The committed folks of Solidarity in Savannah show up to the site of every shooting within the city limits, letting the surrounding community know with signs and chants that they are not alone. Some days, residents look warily at the protestors, keeping their distance. Other times they come closer, and genuine conversations emerge.
Every. Single. Shooting. SIS has been busy. With only two days without an incidentof gun violence since August 7, the group has responded to each scene within hours, organizing a small demonstration the next evening, or in some cases, the same day. The intent is to change the social norms surrounding violent crime in challenged neighborhoods—that it’s acceptable, unsolvable and endemic.
“We’re following the public health model that treats violence like a disease,” explains SIS founder Ylana Abbot of the immediate procedures.
That approach, known as Cure Violence, disrupts the cycle of violence with a specific protocol: First, trained and trusted “interrupters” help victims and families process grief without retaliation, inhibiting the spread of the violence. Then they identify and “treat” the highest risk individuals with counseling and outreach.
Finally, the larger community is encouraged to show up—an inoculation against further infection.
The program reduced shootings in Chicago by 67 percent in 2000 and has been implemented in dozens of cities worldwide.

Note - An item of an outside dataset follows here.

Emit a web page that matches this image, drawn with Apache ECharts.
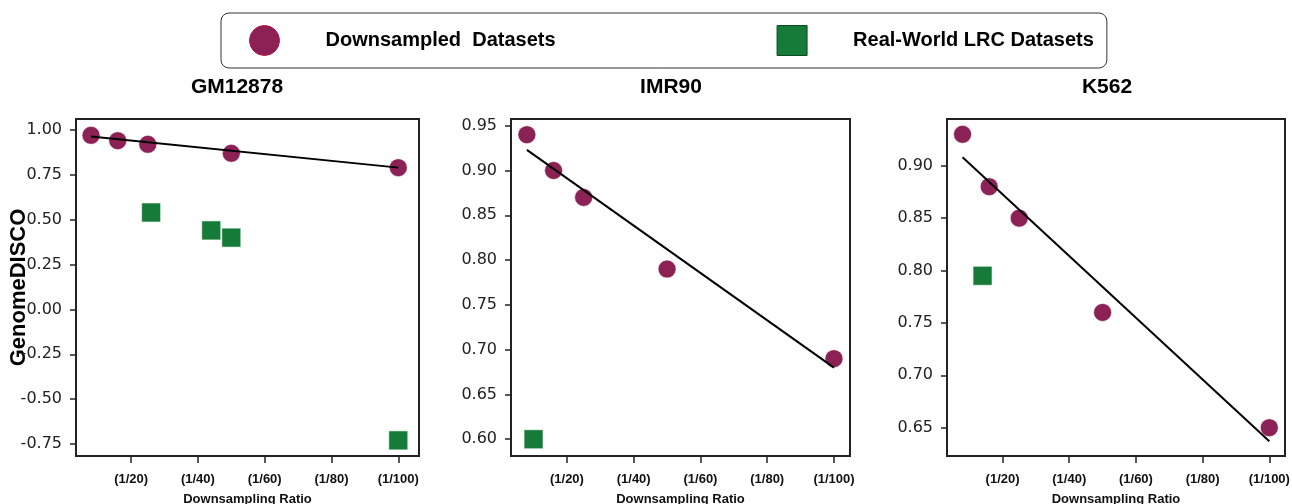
<!DOCTYPE html>
<html>
<head>
<meta charset="utf-8">
<script src="https://cdn.jsdelivr.net/npm/echarts@6/dist/echarts.min.js"></script>
<style>
  html, body { margin: 0; padding: 0; background: #fff; }
  #chart { width: 1292px; height: 504px; }
</style>
</head>
<body>
<div id="chart"></div>
<script>
// data (x = downsampling denominator)
const panels = ['GM12878', 'IMR90', 'K562'];
const downX = [8, 16, 25, 50, 100];
const gmDown = [0.97, 0.94, 0.92, 0.87, 0.79];
const imrDown = [0.94, 0.90, 0.87, 0.79, 0.69];
const k562Down = [0.93, 0.88, 0.85, 0.76, 0.65];

const gmRealX = [26, 44, 50, 100];
const gmReal = [0.54, 0.44, 0.40, -0.73];
const imrRealX = [10];
const imrReal = [0.60];
const k562RealX = [14];
const k562Real = [0.795];

// trend line ends
const fitX = [8, 100];
const gmFit = [0.963, 0.790];
const imrFit = [0.923, 0.680];
const k562Fit = [0.908, 0.637];

// ticks
const xTicks = [20, 40, 60, 80, 100];
const gmYTicks = [-0.75, -0.5, -0.25, 0, 0.25, 0.5, 0.75, 1.0];
const imrYTicks = [0.60, 0.65, 0.70, 0.75, 0.80, 0.85, 0.90, 0.95];
const k562YTicks = [0.65, 0.70, 0.75, 0.80, 0.85, 0.90];

const DOWN = 'Downsampled  Datasets';
const REAL = 'Real-World LRC Datasets';
const maroon = '#8b2154';
const green = '#167a38';

const downSets = [gmDown, imrDown, k562Down];
const realXs = [gmRealX, imrRealX, k562RealX];
const realSets = [gmReal, imrReal, k562Real];
const fits = [gmFit, imrFit, k562Fit];
const yTickSets = [gmYTicks, imrYTicks, k562YTicks];

const grids = [
  { left: 76, top: 119, width: 343, height: 337 },
  { left: 511, top: 119, width: 339, height: 337 },
  { left: 947, top: 119, width: 338, height: 337 }
];
const xLim = [[3.5, 106.2], [3.24, 104.8], [3.34, 104.7]];
const yLim = [[-0.817, 1.061], [0.5813, 0.9575], [0.623, 0.9446]];
const titleX = [232, 666, 1102];

const zip = (xs, ys) => xs.map((x, i) => [x, ys[i]]);

const chart = echarts.init(document.getElementById('chart'));

const xAxis = grids.map((g, i) => ({
  type: 'value',
  gridIndex: i,
  min: xLim[i][0],
  max: xLim[i][1],
  name: 'Downsampling Ratio',
  nameLocation: 'middle',
  nameGap: 37,
  nameMoveOverlap: false,
  nameTextStyle: { fontFamily: 'Liberation Sans', fontWeight: 'bold', fontSize: 13, color: '#111' },
  axisLine: { show: false, onZero: false },
  axisTick: { show: true, length: 7, customValues: xTicks, lineStyle: { color: '#222', width: 1.5 } },
  axisLabel: {
    customValues: xTicks,
    margin: 17,
    formatter: v => '(1/' + v + ')',
    fontFamily: 'Liberation Sans', fontWeight: 'bold', fontSize: 13, color: '#111'
  },
  splitLine: { show: false }
}));

const yAxis = grids.map((g, i) => ({
  type: 'value',
  gridIndex: i,
  min: yLim[i][0],
  max: yLim[i][1],
  name: i === 0 ? 'GenomeDISCO' : '',
  nameLocation: 'middle',
  nameRotate: 90,
  nameGap: 46,
  nameMoveOverlap: false,
  nameTextStyle: { fontFamily: 'Liberation Sans', fontWeight: 'bold', fontSize: 22, color: '#000' },
  axisLine: { show: false, onZero: false },
  axisTick: { show: true, length: 6, customValues: yTickSets[i], lineStyle: { color: '#222', width: 1.5 } },
  axisLabel: {
    customValues: yTickSets[i],
    margin: 14,
    formatter: v => v.toFixed(2),
    fontFamily: 'DejaVu Sans', fontSize: 16, color: '#222'
  },
  splitLine: { show: false }
}));

const series = [];
grids.forEach((g, i) => {
  series.push({
    name: DOWN, type: 'scatter', xAxisIndex: i, yAxisIndex: i,
    symbol: 'circle', symbolSize: 18, z: 2,
    itemStyle: { color: maroon, borderColor: '#fff', borderWidth: 0.6, opacity: 1 },
    data: zip(downX, downSets[i])
  });
  series.push({
    name: REAL, type: 'scatter', xAxisIndex: i, yAxisIndex: i,
    symbol: 'rect', symbolSize: 19, z: 2,
    itemStyle: { color: green, borderColor: '#fff', borderWidth: 0.6, opacity: 1 },
    data: zip(realXs[i], realSets[i])
  });
  series.push({
    name: 'fit' + i, type: 'line', xAxisIndex: i, yAxisIndex: i,
    showSymbol: false, symbol: 'none', z: 3, silent: true,
    lineStyle: { color: '#000', width: 2 },
    data: zip(fitX, fits[i])
  });
});

chart.setOption({
  animation: false,
  backgroundColor: '#fff',
  title: panels.map((p, i) => ({
    text: p,
    left: titleX[i],
    top: 72,
    textAlign: 'center',
    textStyle: { fontFamily: 'Liberation Sans', fontWeight: 'bold', fontSize: 21, color: '#000' }
  })),
  legend: {
    left: 221,
    top: 13,
    orient: 'horizontal',
    itemWidth: 30,
    itemHeight: 30,
    itemGap: 221,
    padding: [12, 13, 12, 28],
    borderColor: '#333',
    borderWidth: 1,
    borderRadius: 8,
    textStyle: {
      fontFamily: 'Liberation Sans', fontWeight: 'bold', fontSize: 20, color: '#000',
      padding: [0, 0, 0, 41]
    },
    data: [
      { name: DOWN, icon: 'circle', itemStyle: { color: maroon, borderColor: '#b8123c', borderWidth: 1 } },
      { name: REAL, icon: 'rect', itemStyle: { color: green, borderColor: '#0b4a22', borderWidth: 1 } }
    ]
  },
  grid: grids.map(g => Object.assign({
    show: true, borderColor: '#222', borderWidth: 2, backgroundColor: 'transparent',
    containLabel: false, outerBoundsMode: 'none'
  }, g)),
  xAxis: xAxis,
  yAxis: yAxis,
  series: series
});

window.addEventListener('resize', () => chart.resize());
</script>
</body>
</html>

It’s already had enough of an impact that the DA’s office recently tapped SIS to oversee the community engagement piece of Operation Ceasefire.
Vowing to step higher and further from my privileged bubble, I found the group at the Fred Wessels Homes on East Oglethorpe the day after 20 year-old Marquail Banner was killed—the 25th homicide by gun this year.
“Forty bullets on the ground. Do you hear me? Forty!” hollered “hype man” Shawntray Grant of the Bullhorn Crew, amplified by his weapon of choice. “You got kids who play all over this park!”
Part of each SIS action is to connect with the children of the neighborhood. Loop It Up Savannah and Emergent Savannah provide art projects and fun for the kids who may have seen flashing police lights and possibly blood the day before. Each watercolor painting and chalk mark is a tiny step towards a calmer, creative world, and free popsicles also cultivate smiles.
The easy picnic atmosphere also helps the adults know that they’re supported and protected by a bigger community, so maybe, eventually, they’ll feel safer breaking the code of silence that prevents proper police investigation and keeps neighborhoods strangled in the patterns of criminal activity.
Perhaps it’s already working: WTOC reported last week that anonymous tips to Crimestoppers are on the rise and have led to several arrests.
But fear and complex loyalties still rule.
“You can’t give up, you gotta be patient,” counseled grandma Elaine Mercer as she colored with markers.
“This is going to take time.”
The next evening, I went back to the west side, where SIS joined with Savannah Lives Matter and the Savannah Youth City for a rally with the families of previous fatal shootings. I brought my daughter along, hugging her tight as we stood in the light rain listening to the list of dead sons, cousins, fathers, nephews, uncles.
Tears fell as a rainbow appeared in the eastern sky. Ylanda checked her phone.
“I’ve got to go,” she said, grabbing her keys. “We just got word that a 2 year-old has just been shot over at Clearview Homes.”
My daughter cried on the way home—a five minute drive—for another child harmed. I trembled with the truth of what the residents of Gordonston and other members of the Eastside Alliance with bullet holes in their windows already know: That the borders between “good” and “bad” in this little city are illusions.
Change can only come when we realize that all of us live in the places in between.